Aku seperti butiran debu yang dapat terhempas angin kapan pun dia ingin meniup aku.
Aku jadi merasa benar-benar tersiksa dan ingin teriak sekencangnya.
Tak jarang aku melakukan hal-hal yang menunjukkan kalau aku itu ADA, tetapi olehnya dihempas lagi dan lagi sampai pada akhirnya, aku lelah.
Sungguh, aku merasa depresi, frustasi, lelah lahir dan batin, dan sebagainya sampai-sampai aku merasa terpuruk.
Jadi aku berusaha untuk membiarkan dia semaunya pada diriku.
Tapi aku berpikir, hal tersebut justru hanya akan merugikan diriku sendiri yang selalu merasa canggung dan tidak nyaman berada di sekitarnya sedangkan hari yang tersisa masih banyak untuk KKN ini.
Jadi, aku kembali gencar melakukan aksi apa pun kalau aku itu ADA dan dianggap olehnya.
Jika dia tidak bereaksi dan tidak ada perubahan?
Malam hari saat semuanya sudah sibuk dengan kegiatan masing-masing, aku menyendiri di teras dan menangis.

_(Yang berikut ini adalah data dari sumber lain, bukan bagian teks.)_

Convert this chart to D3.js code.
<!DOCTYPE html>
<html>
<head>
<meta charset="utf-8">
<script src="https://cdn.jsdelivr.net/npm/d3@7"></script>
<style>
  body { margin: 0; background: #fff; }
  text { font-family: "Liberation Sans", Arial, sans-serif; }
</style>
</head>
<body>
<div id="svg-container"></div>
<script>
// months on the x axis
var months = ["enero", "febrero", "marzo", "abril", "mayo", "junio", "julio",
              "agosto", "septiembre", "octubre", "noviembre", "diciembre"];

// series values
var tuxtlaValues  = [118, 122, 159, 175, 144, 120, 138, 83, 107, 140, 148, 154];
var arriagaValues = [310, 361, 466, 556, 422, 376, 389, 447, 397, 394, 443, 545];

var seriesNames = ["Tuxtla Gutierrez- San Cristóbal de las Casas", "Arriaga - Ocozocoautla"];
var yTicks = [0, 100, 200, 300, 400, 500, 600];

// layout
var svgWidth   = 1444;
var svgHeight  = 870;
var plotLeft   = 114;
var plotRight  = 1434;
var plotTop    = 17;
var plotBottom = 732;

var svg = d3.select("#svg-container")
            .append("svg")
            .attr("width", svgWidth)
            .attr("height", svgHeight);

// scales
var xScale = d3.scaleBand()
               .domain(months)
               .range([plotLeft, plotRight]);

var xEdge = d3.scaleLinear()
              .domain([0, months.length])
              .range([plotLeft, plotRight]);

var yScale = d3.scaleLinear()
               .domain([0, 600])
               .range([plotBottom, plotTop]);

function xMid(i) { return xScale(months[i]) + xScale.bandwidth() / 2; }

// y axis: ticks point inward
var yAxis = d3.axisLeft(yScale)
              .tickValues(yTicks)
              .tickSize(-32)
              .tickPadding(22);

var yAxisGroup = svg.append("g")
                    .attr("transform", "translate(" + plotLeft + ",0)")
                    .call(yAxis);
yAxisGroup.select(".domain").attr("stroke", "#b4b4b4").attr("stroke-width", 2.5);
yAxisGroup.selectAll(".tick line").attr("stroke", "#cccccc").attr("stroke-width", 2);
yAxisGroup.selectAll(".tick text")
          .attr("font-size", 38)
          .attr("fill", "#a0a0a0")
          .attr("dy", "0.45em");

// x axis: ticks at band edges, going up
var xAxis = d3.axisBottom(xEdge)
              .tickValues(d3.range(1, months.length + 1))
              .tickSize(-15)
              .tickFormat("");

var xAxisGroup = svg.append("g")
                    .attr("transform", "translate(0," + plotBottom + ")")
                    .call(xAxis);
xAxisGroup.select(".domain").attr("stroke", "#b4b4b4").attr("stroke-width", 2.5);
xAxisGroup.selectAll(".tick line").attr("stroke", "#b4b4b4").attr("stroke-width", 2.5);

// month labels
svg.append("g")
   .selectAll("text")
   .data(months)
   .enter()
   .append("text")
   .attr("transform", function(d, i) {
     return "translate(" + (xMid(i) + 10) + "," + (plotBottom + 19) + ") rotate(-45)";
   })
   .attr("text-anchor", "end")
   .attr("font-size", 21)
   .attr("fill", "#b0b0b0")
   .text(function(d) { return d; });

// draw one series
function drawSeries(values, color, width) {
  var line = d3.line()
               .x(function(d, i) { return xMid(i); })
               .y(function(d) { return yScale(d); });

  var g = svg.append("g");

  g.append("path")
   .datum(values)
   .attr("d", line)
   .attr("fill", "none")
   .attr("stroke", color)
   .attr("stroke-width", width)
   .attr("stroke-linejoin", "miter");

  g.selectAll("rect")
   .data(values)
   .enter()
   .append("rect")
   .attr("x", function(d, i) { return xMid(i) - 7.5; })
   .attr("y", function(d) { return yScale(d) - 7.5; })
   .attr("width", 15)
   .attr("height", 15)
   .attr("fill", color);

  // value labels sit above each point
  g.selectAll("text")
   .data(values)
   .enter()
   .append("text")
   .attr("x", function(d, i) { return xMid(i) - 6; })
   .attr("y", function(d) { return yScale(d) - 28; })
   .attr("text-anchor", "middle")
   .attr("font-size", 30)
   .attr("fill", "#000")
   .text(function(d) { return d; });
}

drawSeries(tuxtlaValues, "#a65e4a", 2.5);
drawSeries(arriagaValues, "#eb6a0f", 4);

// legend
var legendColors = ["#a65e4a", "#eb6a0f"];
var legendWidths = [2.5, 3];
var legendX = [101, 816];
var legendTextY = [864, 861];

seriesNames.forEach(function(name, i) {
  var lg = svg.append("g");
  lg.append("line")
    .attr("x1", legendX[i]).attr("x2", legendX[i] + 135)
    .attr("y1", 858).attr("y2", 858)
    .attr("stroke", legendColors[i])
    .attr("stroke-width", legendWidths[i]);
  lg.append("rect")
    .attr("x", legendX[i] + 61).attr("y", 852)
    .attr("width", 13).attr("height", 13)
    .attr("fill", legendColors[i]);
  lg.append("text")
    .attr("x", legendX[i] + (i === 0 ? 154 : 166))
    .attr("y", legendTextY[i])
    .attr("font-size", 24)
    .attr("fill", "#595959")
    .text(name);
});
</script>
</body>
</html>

Yah, apalagi yang bisa aku lakukan selain menangis?
Bicara padanya untuk menganggap kehadiranku sebagai sekretarisnya?
Menurutku itu sama sekali bukan suatu solusi penyelesaian masalah karena justru kami akan menjadi semakin canggung dan asing satu sama lain.
Jadi? Bagaimana?
Aku harap keadaan ini akan semakin membaik seiring dengan hari-hari yang sudah terlewati.
Aku harap aku bisa melewatkan, satu hari saja, tanpa air mata.
Karena aku sudah bertekad untuk menghidupkan hidupku di KKN ini.
Terlalu rugi rasanya hanya berfokus pada satu orang sedangkan masih ada 8 orang lainnya yang peduli padaku.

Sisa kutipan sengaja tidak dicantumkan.